During her intense preparations for the show, she said she only ventured outside about once a week at the behest of her husband, who felt she should "see the sun."

Now? She finally feels at home in the glittering-and-gritty tourist capital, spending her time "shopping, enjoying the restaurants, enjoying the landscape away from the Strip, playing tennis, and just really living a fairly normal life to be honest."

And the singer who once seemed almost hermetic in the face of her worldwide fame says she does get recognized while out and about, but not overwhelmed.

"I stay low profile. I blend in. And I think when you try to blend in, you succeed most of the time and that you feel that normalcy. That's how I go about it."

With the one-year anniversary of her Vegas launch approaching, the 48-year-old looks back and recalls that she never really needed to re-acclimatize herself with the stage, a platform that she's "very at home with."

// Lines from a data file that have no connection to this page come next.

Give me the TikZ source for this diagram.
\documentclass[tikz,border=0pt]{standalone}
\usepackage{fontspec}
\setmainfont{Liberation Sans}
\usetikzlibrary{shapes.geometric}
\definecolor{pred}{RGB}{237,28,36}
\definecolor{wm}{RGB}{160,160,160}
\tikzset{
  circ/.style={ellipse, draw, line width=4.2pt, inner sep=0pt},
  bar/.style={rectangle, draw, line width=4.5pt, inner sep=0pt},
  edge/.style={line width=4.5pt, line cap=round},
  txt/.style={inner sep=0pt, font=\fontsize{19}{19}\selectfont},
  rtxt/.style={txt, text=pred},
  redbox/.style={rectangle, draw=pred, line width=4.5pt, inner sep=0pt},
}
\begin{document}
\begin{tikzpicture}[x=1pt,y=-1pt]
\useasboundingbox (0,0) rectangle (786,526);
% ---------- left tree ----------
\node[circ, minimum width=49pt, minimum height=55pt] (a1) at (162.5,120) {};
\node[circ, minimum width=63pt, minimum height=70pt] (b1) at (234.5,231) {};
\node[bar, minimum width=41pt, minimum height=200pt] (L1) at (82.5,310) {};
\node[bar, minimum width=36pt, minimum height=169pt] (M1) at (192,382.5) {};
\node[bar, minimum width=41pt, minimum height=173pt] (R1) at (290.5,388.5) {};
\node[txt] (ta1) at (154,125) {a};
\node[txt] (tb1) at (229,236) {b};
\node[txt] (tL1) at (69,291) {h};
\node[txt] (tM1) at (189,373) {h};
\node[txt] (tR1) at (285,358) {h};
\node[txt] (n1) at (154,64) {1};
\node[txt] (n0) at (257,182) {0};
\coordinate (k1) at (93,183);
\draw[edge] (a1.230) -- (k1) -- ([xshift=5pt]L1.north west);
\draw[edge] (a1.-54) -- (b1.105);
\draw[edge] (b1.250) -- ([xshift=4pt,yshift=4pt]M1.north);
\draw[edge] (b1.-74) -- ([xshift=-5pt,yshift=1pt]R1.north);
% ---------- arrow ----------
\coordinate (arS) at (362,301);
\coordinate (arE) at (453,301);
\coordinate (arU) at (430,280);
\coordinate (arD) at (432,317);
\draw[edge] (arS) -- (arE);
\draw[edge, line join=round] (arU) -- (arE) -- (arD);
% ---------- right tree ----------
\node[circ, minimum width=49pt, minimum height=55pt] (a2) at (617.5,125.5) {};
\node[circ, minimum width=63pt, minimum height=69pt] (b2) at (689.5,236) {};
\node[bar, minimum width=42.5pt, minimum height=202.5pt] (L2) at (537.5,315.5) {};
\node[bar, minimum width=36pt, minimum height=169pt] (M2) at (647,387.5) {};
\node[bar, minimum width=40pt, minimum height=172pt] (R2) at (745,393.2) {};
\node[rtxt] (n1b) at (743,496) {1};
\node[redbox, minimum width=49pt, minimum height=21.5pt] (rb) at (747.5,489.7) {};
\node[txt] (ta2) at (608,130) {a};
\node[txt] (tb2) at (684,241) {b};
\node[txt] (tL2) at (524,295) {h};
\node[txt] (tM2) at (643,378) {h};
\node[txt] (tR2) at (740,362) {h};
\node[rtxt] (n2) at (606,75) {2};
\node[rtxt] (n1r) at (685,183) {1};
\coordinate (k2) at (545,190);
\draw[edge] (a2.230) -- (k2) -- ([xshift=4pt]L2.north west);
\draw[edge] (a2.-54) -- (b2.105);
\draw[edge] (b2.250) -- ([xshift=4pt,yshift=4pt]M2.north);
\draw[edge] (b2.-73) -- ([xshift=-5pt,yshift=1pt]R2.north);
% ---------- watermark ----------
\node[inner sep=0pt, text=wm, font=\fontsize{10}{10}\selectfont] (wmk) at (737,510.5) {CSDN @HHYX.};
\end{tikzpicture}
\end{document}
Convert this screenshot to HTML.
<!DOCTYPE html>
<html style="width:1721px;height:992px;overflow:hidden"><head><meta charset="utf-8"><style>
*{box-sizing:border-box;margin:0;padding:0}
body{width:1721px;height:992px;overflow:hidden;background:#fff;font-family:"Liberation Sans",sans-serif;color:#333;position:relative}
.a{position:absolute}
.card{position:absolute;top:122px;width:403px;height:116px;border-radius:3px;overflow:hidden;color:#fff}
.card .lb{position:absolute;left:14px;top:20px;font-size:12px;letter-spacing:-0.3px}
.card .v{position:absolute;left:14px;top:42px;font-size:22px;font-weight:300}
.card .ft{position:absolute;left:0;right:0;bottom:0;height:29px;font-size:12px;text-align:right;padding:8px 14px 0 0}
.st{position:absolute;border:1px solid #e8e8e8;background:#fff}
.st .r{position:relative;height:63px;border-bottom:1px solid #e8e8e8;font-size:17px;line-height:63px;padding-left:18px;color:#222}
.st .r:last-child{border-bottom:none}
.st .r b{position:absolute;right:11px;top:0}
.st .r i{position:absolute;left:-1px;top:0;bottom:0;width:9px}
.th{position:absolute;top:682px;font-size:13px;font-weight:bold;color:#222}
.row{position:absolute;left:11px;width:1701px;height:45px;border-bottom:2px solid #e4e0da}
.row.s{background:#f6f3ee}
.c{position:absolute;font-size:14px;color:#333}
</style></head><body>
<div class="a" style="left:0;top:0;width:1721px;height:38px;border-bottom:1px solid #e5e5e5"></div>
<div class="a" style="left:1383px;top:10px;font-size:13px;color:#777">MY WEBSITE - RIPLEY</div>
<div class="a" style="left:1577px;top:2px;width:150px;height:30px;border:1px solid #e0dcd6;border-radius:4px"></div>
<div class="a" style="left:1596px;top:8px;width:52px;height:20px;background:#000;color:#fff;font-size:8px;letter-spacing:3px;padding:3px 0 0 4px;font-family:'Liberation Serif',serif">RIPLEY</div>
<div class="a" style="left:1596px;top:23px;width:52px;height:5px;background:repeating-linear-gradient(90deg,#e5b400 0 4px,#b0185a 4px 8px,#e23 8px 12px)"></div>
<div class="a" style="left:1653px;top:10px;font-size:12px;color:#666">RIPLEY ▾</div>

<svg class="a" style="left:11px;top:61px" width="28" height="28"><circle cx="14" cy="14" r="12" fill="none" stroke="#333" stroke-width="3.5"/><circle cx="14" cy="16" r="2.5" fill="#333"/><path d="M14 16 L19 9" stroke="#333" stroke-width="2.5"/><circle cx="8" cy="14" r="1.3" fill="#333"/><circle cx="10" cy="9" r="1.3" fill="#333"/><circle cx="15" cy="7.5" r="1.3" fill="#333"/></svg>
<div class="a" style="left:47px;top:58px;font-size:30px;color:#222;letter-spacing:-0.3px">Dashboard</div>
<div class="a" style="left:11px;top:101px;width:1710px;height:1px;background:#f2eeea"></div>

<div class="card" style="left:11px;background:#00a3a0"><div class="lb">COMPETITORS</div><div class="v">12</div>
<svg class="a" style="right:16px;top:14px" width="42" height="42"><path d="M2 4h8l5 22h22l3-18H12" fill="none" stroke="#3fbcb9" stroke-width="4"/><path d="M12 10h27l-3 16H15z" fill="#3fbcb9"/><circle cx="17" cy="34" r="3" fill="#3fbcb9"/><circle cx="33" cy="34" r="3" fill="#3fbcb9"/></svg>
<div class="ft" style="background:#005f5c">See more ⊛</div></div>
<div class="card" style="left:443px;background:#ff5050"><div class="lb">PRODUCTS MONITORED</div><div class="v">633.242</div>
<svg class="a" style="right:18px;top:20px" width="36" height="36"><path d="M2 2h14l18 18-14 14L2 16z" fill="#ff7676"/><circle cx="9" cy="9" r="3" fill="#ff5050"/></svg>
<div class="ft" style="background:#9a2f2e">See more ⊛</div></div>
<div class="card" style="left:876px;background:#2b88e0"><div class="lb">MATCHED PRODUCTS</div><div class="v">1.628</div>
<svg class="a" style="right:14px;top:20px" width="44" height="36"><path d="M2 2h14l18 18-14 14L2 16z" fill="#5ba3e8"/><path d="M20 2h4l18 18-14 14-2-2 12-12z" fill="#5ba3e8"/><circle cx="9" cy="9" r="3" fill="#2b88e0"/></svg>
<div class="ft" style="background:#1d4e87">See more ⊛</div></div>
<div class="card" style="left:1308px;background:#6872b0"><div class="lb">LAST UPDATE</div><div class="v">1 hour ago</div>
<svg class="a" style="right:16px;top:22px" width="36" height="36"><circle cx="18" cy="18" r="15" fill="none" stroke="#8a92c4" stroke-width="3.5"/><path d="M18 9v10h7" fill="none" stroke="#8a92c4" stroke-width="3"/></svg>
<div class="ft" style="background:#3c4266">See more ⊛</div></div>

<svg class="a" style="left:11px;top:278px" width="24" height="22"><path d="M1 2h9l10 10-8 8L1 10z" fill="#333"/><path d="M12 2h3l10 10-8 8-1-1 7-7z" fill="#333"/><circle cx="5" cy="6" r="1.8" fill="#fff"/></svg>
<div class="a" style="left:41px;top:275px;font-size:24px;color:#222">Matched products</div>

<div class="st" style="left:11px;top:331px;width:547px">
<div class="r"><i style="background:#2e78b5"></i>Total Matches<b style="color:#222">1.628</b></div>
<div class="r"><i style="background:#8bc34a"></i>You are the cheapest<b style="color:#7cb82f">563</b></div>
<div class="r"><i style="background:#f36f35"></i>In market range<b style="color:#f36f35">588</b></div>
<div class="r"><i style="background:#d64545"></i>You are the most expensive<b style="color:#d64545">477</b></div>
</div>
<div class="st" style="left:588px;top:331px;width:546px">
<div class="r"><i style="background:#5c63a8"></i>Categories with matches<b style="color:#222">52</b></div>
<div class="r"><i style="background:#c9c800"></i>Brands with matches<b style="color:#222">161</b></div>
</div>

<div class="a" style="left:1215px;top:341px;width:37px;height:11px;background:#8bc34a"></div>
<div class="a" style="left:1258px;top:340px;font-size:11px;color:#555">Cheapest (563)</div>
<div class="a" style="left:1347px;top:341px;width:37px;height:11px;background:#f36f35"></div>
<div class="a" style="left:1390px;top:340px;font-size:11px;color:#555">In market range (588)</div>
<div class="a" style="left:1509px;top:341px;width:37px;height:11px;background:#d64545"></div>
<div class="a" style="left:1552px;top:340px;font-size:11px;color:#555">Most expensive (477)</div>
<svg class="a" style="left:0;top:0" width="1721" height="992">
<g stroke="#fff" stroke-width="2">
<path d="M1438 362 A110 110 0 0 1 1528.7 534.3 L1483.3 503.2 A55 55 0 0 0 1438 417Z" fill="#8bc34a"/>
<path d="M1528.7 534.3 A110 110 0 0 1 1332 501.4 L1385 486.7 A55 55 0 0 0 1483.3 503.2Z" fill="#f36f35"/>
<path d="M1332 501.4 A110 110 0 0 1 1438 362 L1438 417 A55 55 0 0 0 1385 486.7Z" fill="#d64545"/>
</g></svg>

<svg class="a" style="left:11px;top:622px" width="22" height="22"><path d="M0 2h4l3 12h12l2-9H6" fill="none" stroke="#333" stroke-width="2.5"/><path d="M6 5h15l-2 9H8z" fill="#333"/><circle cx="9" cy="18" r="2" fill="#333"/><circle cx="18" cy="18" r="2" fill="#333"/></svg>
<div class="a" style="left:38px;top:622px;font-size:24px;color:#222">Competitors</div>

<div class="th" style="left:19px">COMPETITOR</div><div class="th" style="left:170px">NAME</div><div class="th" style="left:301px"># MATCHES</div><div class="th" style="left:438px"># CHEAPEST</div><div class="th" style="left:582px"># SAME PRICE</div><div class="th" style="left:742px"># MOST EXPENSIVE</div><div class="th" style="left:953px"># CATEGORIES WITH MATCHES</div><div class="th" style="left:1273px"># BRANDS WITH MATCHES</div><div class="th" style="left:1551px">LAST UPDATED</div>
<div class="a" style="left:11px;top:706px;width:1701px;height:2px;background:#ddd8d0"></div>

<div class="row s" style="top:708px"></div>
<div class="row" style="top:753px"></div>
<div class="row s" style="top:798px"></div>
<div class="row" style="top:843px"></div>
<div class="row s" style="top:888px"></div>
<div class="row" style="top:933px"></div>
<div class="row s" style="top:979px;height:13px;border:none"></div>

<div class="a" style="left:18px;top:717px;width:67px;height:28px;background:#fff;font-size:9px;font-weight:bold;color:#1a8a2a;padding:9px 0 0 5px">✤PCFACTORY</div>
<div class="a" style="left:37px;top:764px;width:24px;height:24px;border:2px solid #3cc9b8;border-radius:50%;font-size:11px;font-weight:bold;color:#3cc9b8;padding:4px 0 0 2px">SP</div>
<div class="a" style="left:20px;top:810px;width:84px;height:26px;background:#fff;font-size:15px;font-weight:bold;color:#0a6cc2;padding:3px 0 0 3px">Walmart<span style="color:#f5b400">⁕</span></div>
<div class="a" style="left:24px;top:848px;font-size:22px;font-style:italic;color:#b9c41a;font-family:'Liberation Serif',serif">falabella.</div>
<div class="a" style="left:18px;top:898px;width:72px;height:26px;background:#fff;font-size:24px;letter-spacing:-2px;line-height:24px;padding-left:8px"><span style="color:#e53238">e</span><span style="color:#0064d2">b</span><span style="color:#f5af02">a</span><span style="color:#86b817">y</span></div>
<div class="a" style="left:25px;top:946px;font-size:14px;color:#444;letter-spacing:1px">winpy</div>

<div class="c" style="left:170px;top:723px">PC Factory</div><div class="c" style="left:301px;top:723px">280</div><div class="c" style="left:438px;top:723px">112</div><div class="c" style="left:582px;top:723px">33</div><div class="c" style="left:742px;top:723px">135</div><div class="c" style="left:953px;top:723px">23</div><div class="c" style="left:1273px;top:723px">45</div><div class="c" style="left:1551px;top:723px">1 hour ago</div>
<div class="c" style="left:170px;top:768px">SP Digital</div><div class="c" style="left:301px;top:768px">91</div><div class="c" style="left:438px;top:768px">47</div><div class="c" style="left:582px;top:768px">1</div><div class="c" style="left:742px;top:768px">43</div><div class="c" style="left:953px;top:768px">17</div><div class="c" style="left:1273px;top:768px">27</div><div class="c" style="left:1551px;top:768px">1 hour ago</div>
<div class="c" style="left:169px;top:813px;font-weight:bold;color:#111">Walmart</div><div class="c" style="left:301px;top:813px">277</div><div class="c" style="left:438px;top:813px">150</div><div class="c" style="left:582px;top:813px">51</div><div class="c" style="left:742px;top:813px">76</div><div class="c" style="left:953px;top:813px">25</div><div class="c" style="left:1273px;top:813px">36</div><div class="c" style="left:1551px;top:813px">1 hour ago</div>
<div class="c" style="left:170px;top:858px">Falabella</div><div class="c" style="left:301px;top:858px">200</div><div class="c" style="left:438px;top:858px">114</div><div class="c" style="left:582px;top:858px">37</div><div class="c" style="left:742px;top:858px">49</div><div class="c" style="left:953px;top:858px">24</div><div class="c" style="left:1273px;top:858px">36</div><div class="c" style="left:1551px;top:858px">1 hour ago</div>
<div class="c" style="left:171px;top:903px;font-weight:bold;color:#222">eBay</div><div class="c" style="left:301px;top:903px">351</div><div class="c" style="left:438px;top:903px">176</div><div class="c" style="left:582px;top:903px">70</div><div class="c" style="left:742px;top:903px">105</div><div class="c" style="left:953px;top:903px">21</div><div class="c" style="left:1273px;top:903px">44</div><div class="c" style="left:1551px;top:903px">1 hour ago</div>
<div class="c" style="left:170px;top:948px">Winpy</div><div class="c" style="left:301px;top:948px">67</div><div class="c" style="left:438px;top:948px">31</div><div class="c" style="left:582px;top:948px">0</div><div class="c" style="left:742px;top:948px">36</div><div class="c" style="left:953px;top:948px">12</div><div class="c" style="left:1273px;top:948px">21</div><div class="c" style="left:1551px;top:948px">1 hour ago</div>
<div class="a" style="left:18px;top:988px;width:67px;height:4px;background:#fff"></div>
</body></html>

"And that probably stems from the years of growing up on the stage more than anything. So being away from the stage for a few years wasn't enough to take that away from me."

But Twain did fret over how the show would land with Vegas audiences desensitized to spectacle.

Presenting her work to the outside world was something she hadn't experienced for a while, and -- as she prepares to do so again soon -- she remembers just how gratifying the response was.

"Where I was nervous or anxious was just how well the production would be received, because it was like a personal creation of mine overall as an experience -- I wrote the show, I was just deeply involved with every aspect of creating it," she said.

"So I wasn't really worried about standing up there and being Shania Twain. But I was more concerned about how the show was going to be pulled off, how smoothly it would run ... and how the critics would view it as a Vegas production.

"I was so relieved that it was so well-received."